Die Bedrohungslage von kommunalen Amts- und Mandatsträgerinnen wurde in der Kommunalstudie (2022) des Brandenburger Innenministeriums untersucht. Ein Ergebnis war, dass mehr als jede dritte Person mit einem kommunalpolitischen Amt oder Mandat im Untersuchungszeitraum von 2014-2021 Opfer von Angriffen geworden ist. Frauen sind dabei leicht häufiger betroffen. Bei ihnen kommen sexualisierte Anfeindungen, Beleidigungen, Drohungen und Gewaltphantasien als besondere Form der Belastung hinzu.

Erschreckend dabei, dass die Bedrohungen zu fast 44% aus dem kommunalpolitischen Raum selber, also aus der eigenen oder anderen Partei oder Fraktion kommen.

Im Falle einer Bedrohungssituation verweist die Polizei Brandenburg auf folgende Hilfestellen:

Im akuten Notfall: 110 wählen und Anzeige bei der örtlichen Dienststelle erstatten

Im Polizeipräsidium gibt es eine Ansprechstelle für Mandatsträger*innen: 0331 283 4040

Weitere Hilfestellen (z. B. Opferhilfe Weißer Ring e.V., Netzwerk der brandenburgischen Frauenhäuser e.V., Opferperspektive) sind hier verlinkt.

Auf diese weitreichende Bedrohungssituation braucht es aber auch langfristige strukturelle Maßnahmen als Antwort.

Zunächst sollten allen Mitarbeiter*innen öffentlicher Stellen, vor allem im Bereich der öffentlichen Sicherheit und jenen, die mit Menschen in Bedrohungssituationen zu tun haben (Verwaltung und Polizei) ausreichend Wissen und eine Sensibilisierung für das Thema sexualisierter Gewalt haben. Gezielte Anti-Bias-Trainings und Weiterbildungen zum Umgang mit Opfern geschlechtsspezifischer Gewalterfahrungen können praktische Hilfestellungen für den Umgang mit Opfern von Angriffen bieten.

Bisher spielt die Kategorie geschlechtsspezifischer Gewaltandrohungen eine untergeordnete Rolle. Dieser Aspekt sollte in offiziellen Statistiken eine zentralere Rolle einnehmen. Denn: um ergriffene Maßnahmen valide auswerten zu können und weitere Schritte daraus ableiten zu können braucht es eine zuverlässige empirische Grundlage.

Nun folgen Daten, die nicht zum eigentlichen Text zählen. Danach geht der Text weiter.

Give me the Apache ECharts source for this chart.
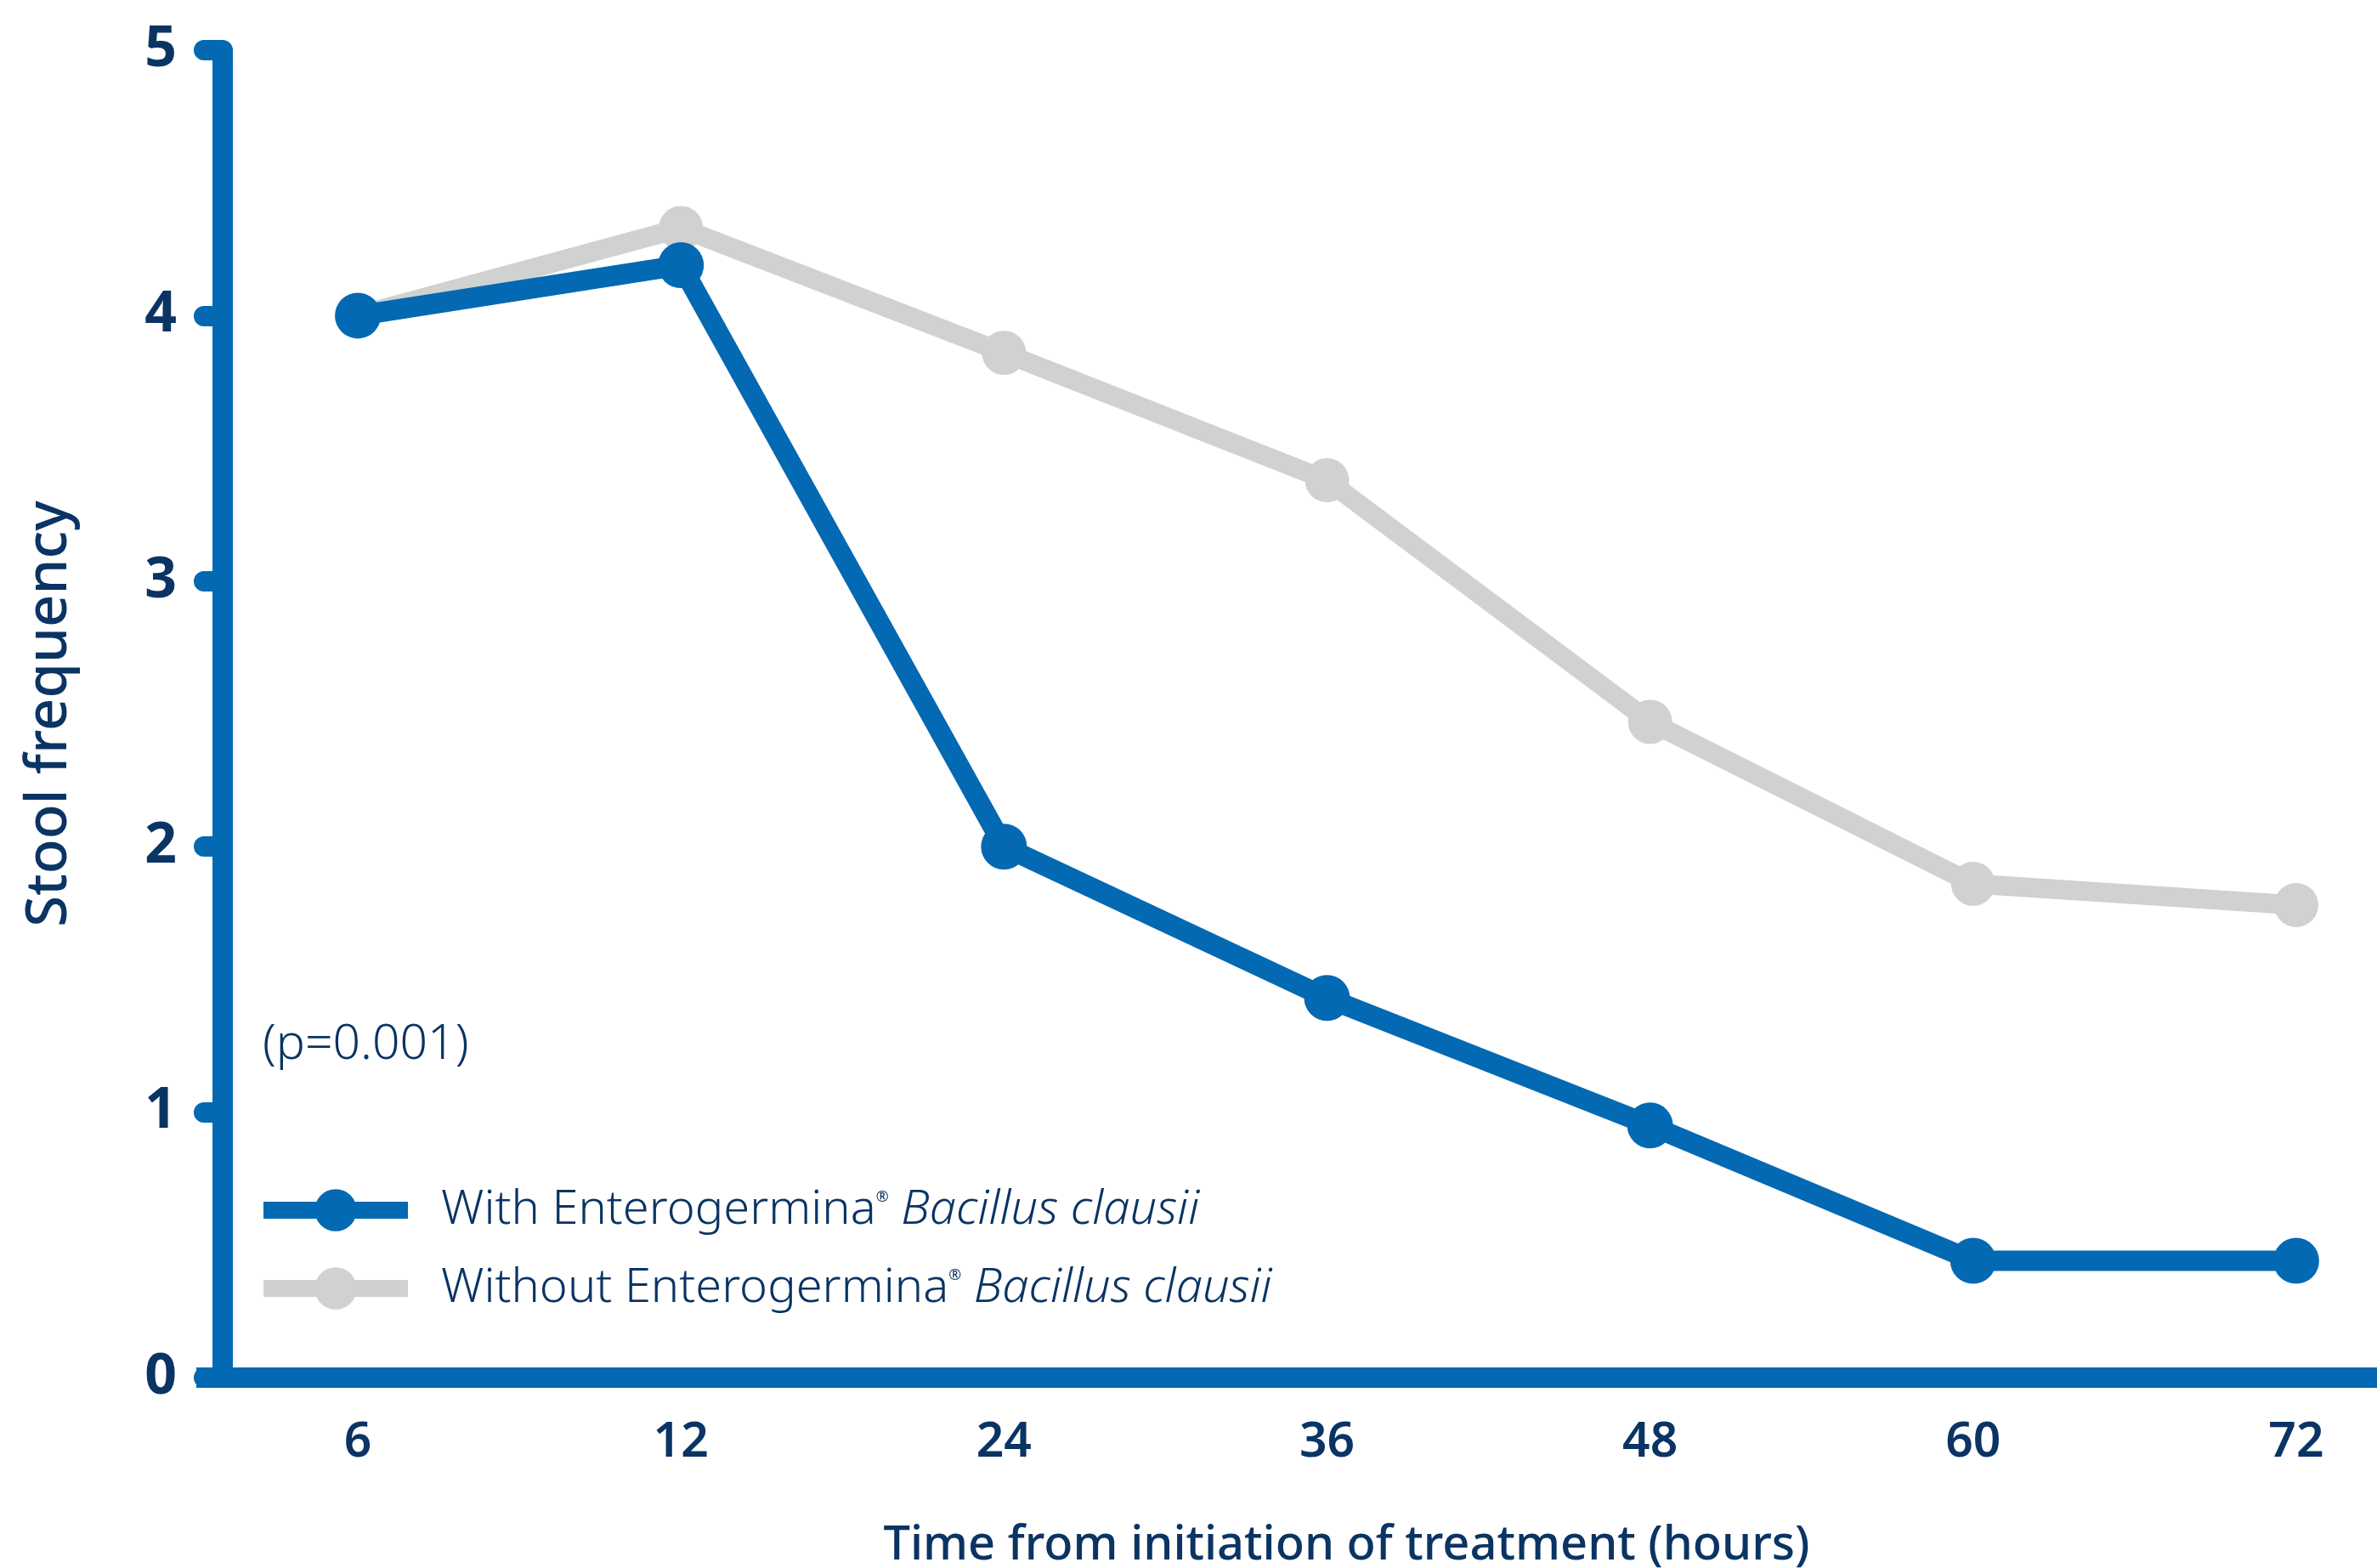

Ein weiteres Mittel können Dialogforen gegen Diskriminierung und Sexismus sein. Dafür sollten unter anderem die kommunalen Spitzenverbände (der Landkreistag, der Brandenburger Städte- und Gemeindebund), Vertreter*innen der Kommunen (Verwaltung und gewählte Vertreter*innen), die Kommunalvereinigungen der Parteien sowie die Kommunalakademien mit Expert*innen für das Thema an einen Tisch gebracht werden. Um das Austauschformat von Beginn an auf ein breites Fundament zu stellen, sollten Expert*innen von gleichstellungspolitischen Akteuren wie dem Frauenpolitische Rat Land Brandenburg e.V., Frauen aufs Podium e.V. sowie die kommunalen Gleichstellungsbeauftragten und die Landesgleichstellungsbeauftragte mit eingebunden werden.

Ziel des Dialogforums sollte eine gemeinsame Erklärung sein, die öffentlichkeitswirksam kommuniziert wird. Damit könnte ein wichtiger Beitrag geleistet werden, um vor allem die politische Kultur weniger sexistisch zu gestalten.

Hilfe im Notfall, gleichzeitig eine langfristige Veränderung der politischen Kultur und öffentlichen Strukturen sind ein Schritt auf dem Weg zur Lösung. Mehr Wissen, Sensibilisierung und ein öffentlichkeitswirksames Bündnis könnten die Brandenburger Antwort sein, um alle Menschen in der Politik zu stärken, die einem hohen Risiko für geschlechtsspezifische Gewalterfahrungen ausgesetzt sind.